[Dataset entries]

· · · · ·

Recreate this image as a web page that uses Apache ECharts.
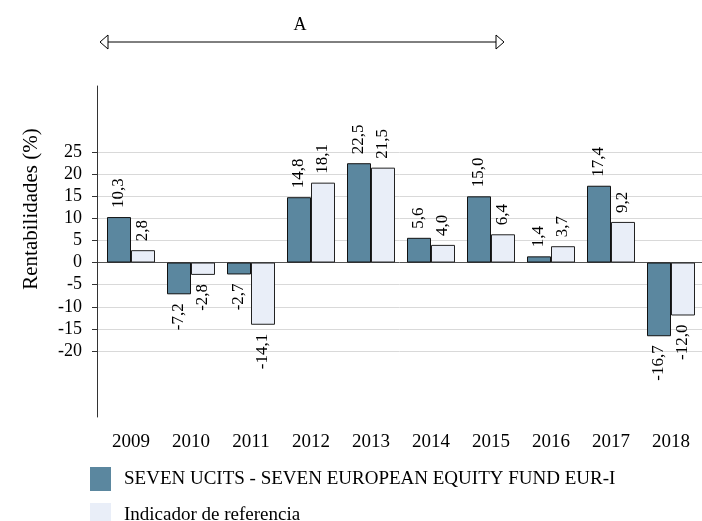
<!DOCTYPE html>
<html>
<head>
<meta charset="utf-8">
<script src="https://cdn.jsdelivr.net/npm/echarts@6/dist/echarts.min.js"></script>
<style>
    html, body { margin: 0; padding: 0; background: #fff; }
    #main { width: 702px; height: 521px; }
</style>
</head>
<body>
<div id="main"></div>
<script>
var years = ['2009', '2010', '2011', '2012', '2013', '2014', '2015', '2016', '2017', '2018'];
var fundValues = [10.3, -7.2, -2.7, 14.8, 22.5, 5.6, 15.0, 1.4, 17.4, -16.7];
var refValues = [2.8, -2.8, -14.1, 18.1, 21.5, 4.0, 6.4, 3.7, 9.2, -12.0];
var seriesNames = ['SEVEN UCITS - SEVEN EUROPEAN EQUITY FUND EUR-I', 'Indicador de referencia'];

var font = '"Liberation Serif", "Times New Roman", serif';

function fmt(v) {
    return v.toFixed(1).replace('.', ',');
}

// positive labels above the bar, negative ones below
function withLabels(values) {
    return values.map(function (v) {
        return {
            value: v,
            label: v >= 0
                ? {position: 'top', align: 'left'}
                : {position: 'bottom', align: 'right'}
        };
    });
}

var labelStyle = {
    show: true,
    rotate: 90,
    distance: 9,
    verticalAlign: 'middle',
    fontFamily: font,
    fontSize: 17,
    color: '#000',
    formatter: function (p) { return fmt(p.value); }
};

// grid lines only from -20 to 25, zero line darker
var gridColors = [];
for (var i = -20; i <= 25; i += 5) {
    gridColors.push(i === 0 ? '#555' : '#d9d9d9');
}

function legendFor(name, top) {
    return {
        orient: 'vertical',
        left: 85,
        top: top,
        itemWidth: 21,
        itemHeight: 24,
        icon: 'rect',
        itemStyle: {borderWidth: 0},
        textStyle: {fontFamily: font, fontSize: 19, color: '#000', padding: [0, 0, 0, 8]},
        data: [name]
    };
}

var myChart = echarts.init(document.getElementById('main'));
var option = {
    animation: false,
    textStyle: {fontFamily: font},
    grid: [
        {left: 101, right: 1, top: 86, bottom: 104},
        {left: 97, right: 0, top: 152, bottom: 170}
    ],
    legend: [
        legendFor(seriesNames[0], 462),
        legendFor(seriesNames[1], 498)
    ],
    xAxis: [
        {
            type: 'category',
            data: years,
            gridIndex: 0,
            axisLine: {show: false},
            axisTick: {show: false},
            axisLabel: {fontFamily: font, fontSize: 19, color: '#000', margin: 16}
        },
        {type: 'value', gridIndex: 1, show: false, min: 0, max: 1}
    ],
    yAxis: [
        {
            type: 'value',
            gridIndex: 0,
            min: -35,
            max: 40,
            interval: 5,
            offset: 4,
            axisLine: {show: true, onZero: false, lineStyle: {color: '#333', width: 1}},
            axisTick: {show: false},
            axisLabel: {show: false},
            splitLine: {show: false}
        },
        {
            type: 'value',
            gridIndex: 1,
            min: -20,
            max: 25,
            interval: 5,
            axisLine: {show: false},
            axisTick: {show: true, length: 5, lineStyle: {color: '#333'}},
            axisLabel: {fontFamily: font, fontSize: 18, color: '#000', margin: 15},
            splitLine: {show: true, lineStyle: {color: gridColors, width: 1}}
        }
    ],
    graphic: [
        {
            type: 'text',
            x: 31,
            y: 209,
            rotation: Math.PI / 2,
            style: {
                text: 'Rentabilidades (%)',
                font: '21px ' + font,
                fill: '#000',
                textAlign: 'center',
                textVerticalAlign: 'middle'
            }
        },
        {
            type: 'text',
            x: 300,
            y: 25,
            style: {
                text: 'A',
                font: '18px ' + font,
                fill: '#000',
                textAlign: 'center',
                textVerticalAlign: 'middle'
            }
        },
        {
            type: 'line',
            shape: {x1: 108, y1: 42, x2: 496, y2: 42},
            style: {stroke: '#000', lineWidth: 1}
        },
        {
            type: 'polygon',
            shape: {points: [[100, 42], [108, 35], [108, 49]]},
            style: {fill: '#fff', stroke: '#000', lineWidth: 1}
        },
        {
            type: 'polygon',
            shape: {points: [[504, 42], [496, 35], [496, 49]]},
            style: {fill: '#fff', stroke: '#000', lineWidth: 1}
        }
    ],
    series: [
        {
            name: seriesNames[0],
            type: 'bar',
            xAxisIndex: 0,
            yAxisIndex: 0,
            barGap: '0%',
            barCategoryGap: '20%',
            itemStyle: {color: '#5b879f', borderColor: '#111', borderWidth: 1},
            label: labelStyle,
            data: withLabels(fundValues)
        },
        {
            name: seriesNames[1],
            type: 'bar',
            xAxisIndex: 0,
            yAxisIndex: 0,
            barGap: '0%',
            barCategoryGap: '20%',
            itemStyle: {color: '#e9eef8', borderColor: '#222', borderWidth: 1},
            label: labelStyle,
            data: withLabels(refValues)
        }
    ]
};

myChart.setOption(option);
</script>
</body>
</html>
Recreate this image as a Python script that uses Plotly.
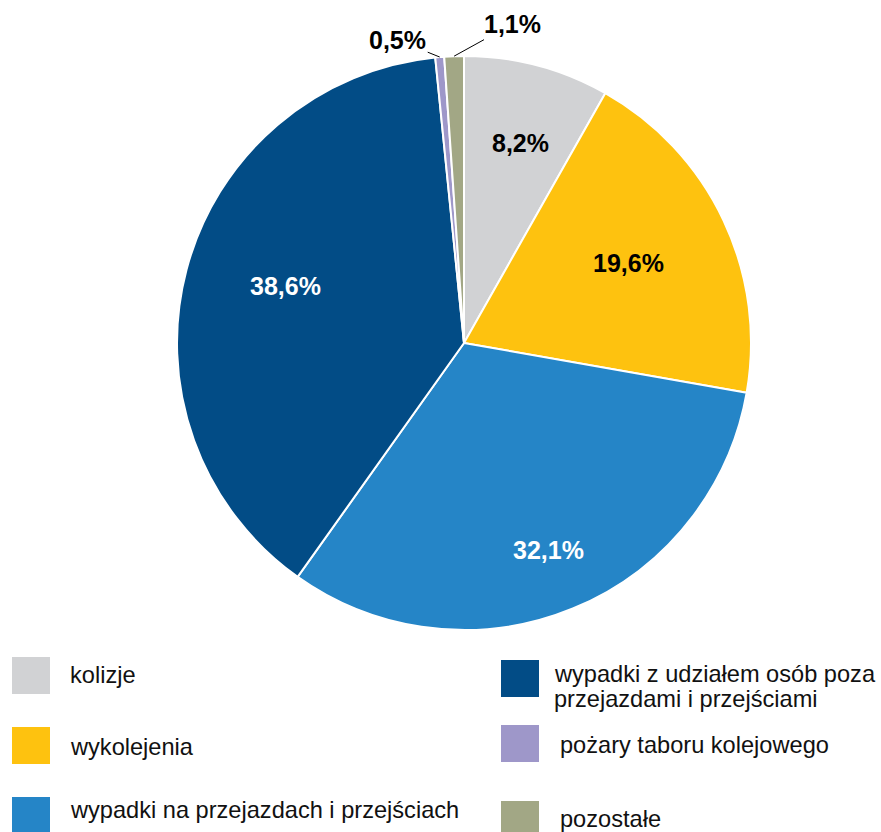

· · · · ·

Task prompt:
Copy the whole of the material above exactly, but not its images.

The result:
Recreate this image as a web page that uses Apache ECharts.
<!DOCTYPE html>
<html>
<head>
<meta charset="utf-8">
<script src="https://cdn.jsdelivr.net/npm/echarts@6/dist/echarts.min.js"></script>
<style>
    html, body { margin: 0; padding: 0; background: #fff; }
    #main { width: 702px; height: 521px; }
</style>
</head>
<body>
<div id="main"></div>
<script>
var years = ['2009', '2010', '2011', '2012', '2013', '2014', '2015', '2016', '2017', '2018'];
var fundValues = [10.3, -7.2, -2.7, 14.8, 22.5, 5.6, 15.0, 1.4, 17.4, -16.7];
var refValues = [2.8, -2.8, -14.1, 18.1, 21.5, 4.0, 6.4, 3.7, 9.2, -12.0];
var seriesNames = ['SEVEN UCITS - SEVEN EUROPEAN EQUITY FUND EUR-I', 'Indicador de referencia'];

var font = '"Liberation Serif", "Times New Roman", serif';

function fmt(v) {
    return v.toFixed(1).replace('.', ',');
}

// positive labels above the bar, negative ones below
function withLabels(values) {
    return values.map(function (v) {
        return {
            value: v,
            label: v >= 0
                ? {position: 'top', align: 'left'}
                : {position: 'bottom', align: 'right'}
        };
    });
}

var labelStyle = {
    show: true,
    rotate: 90,
    distance: 9,
    verticalAlign: 'middle',
    fontFamily: font,
    fontSize: 17,
    color: '#000',
    formatter: function (p) { return fmt(p.value); }
};

// grid lines only from -20 to 25, zero line darker
var gridColors = [];
for (var i = -20; i <= 25; i += 5) {
    gridColors.push(i === 0 ? '#555' : '#d9d9d9');
}

function legendFor(name, top) {
    return {
        orient: 'vertical',
        left: 85,
        top: top,
        itemWidth: 21,
        itemHeight: 24,
        icon: 'rect',
        itemStyle: {borderWidth: 0},
        textStyle: {fontFamily: font, fontSize: 19, color: '#000', padding: [0, 0, 0, 8]},
        data: [name]
    };
}

var myChart = echarts.init(document.getElementById('main'));
var option = {
    animation: false,
    textStyle: {fontFamily: font},
    grid: [
        {left: 101, right: 1, top: 86, bottom: 104},
        {left: 97, right: 0, top: 152, bottom: 170}
    ],
    legend: [
        legendFor(seriesNames[0], 462),
        legendFor(seriesNames[1], 498)
    ],
    xAxis: [
        {
            type: 'category',
            data: years,
            gridIndex: 0,
            axisLine: {show: false},
            axisTick: {show: false},
            axisLabel: {fontFamily: font, fontSize: 19, color: '#000', margin: 16}
        },
        {type: 'value', gridIndex: 1, show: false, min: 0, max: 1}
    ],
    yAxis: [
        {
            type: 'value',
            gridIndex: 0,
            min: -35,
            max: 40,
            interval: 5,
            offset: 4,
            axisLine: {show: true, onZero: false, lineStyle: {color: '#333', width: 1}},
            axisTick: {show: false},
            axisLabel: {show: false},
            splitLine: {show: false}
        },
        {
            type: 'value',
            gridIndex: 1,
            min: -20,
            max: 25,
            interval: 5,
            axisLine: {show: false},
            axisTick: {show: true, length: 5, lineStyle: {color: '#333'}},
            axisLabel: {fontFamily: font, fontSize: 18, color: '#000', margin: 15},
            splitLine: {show: true, lineStyle: {color: gridColors, width: 1}}
        }
    ],
    graphic: [
        {
            type: 'text',
            x: 31,
            y: 209,
            rotation: Math.PI / 2,
            style: {
                text: 'Rentabilidades (%)',
                font: '21px ' + font,
                fill: '#000',
                textAlign: 'center',
                textVerticalAlign: 'middle'
            }
        },
        {
            type: 'text',
            x: 300,
            y: 25,
            style: {
                text: 'A',
                font: '18px ' + font,
                fill: '#000',
                textAlign: 'center',
                textVerticalAlign: 'middle'
            }
        },
        {
            type: 'line',
            shape: {x1: 108, y1: 42, x2: 496, y2: 42},
            style: {stroke: '#000', lineWidth: 1}
        },
        {
            type: 'polygon',
            shape: {points: [[100, 42], [108, 35], [108, 49]]},
            style: {fill: '#fff', stroke: '#000', lineWidth: 1}
        },
        {
            type: 'polygon',
            shape: {points: [[504, 42], [496, 35], [496, 49]]},
            style: {fill: '#fff', stroke: '#000', lineWidth: 1}
        }
    ],
    series: [
        {
            name: seriesNames[0],
            type: 'bar',
            xAxisIndex: 0,
            yAxisIndex: 0,
            barGap: '0%',
            barCategoryGap: '20%',
            itemStyle: {color: '#5b879f', borderColor: '#111', borderWidth: 1},
            label: labelStyle,
            data: withLabels(fundValues)
        },
        {
            name: seriesNames[1],
            type: 'bar',
            xAxisIndex: 0,
            yAxisIndex: 0,
            barGap: '0%',
            barCategoryGap: '20%',
            itemStyle: {color: '#e9eef8', borderColor: '#222', borderWidth: 1},
            label: labelStyle,
            data: withLabels(refValues)
        }
    ]
};

myChart.setOption(option);
</script>
</body>
</html>
Recreate this image as a Python script that uses Plotly.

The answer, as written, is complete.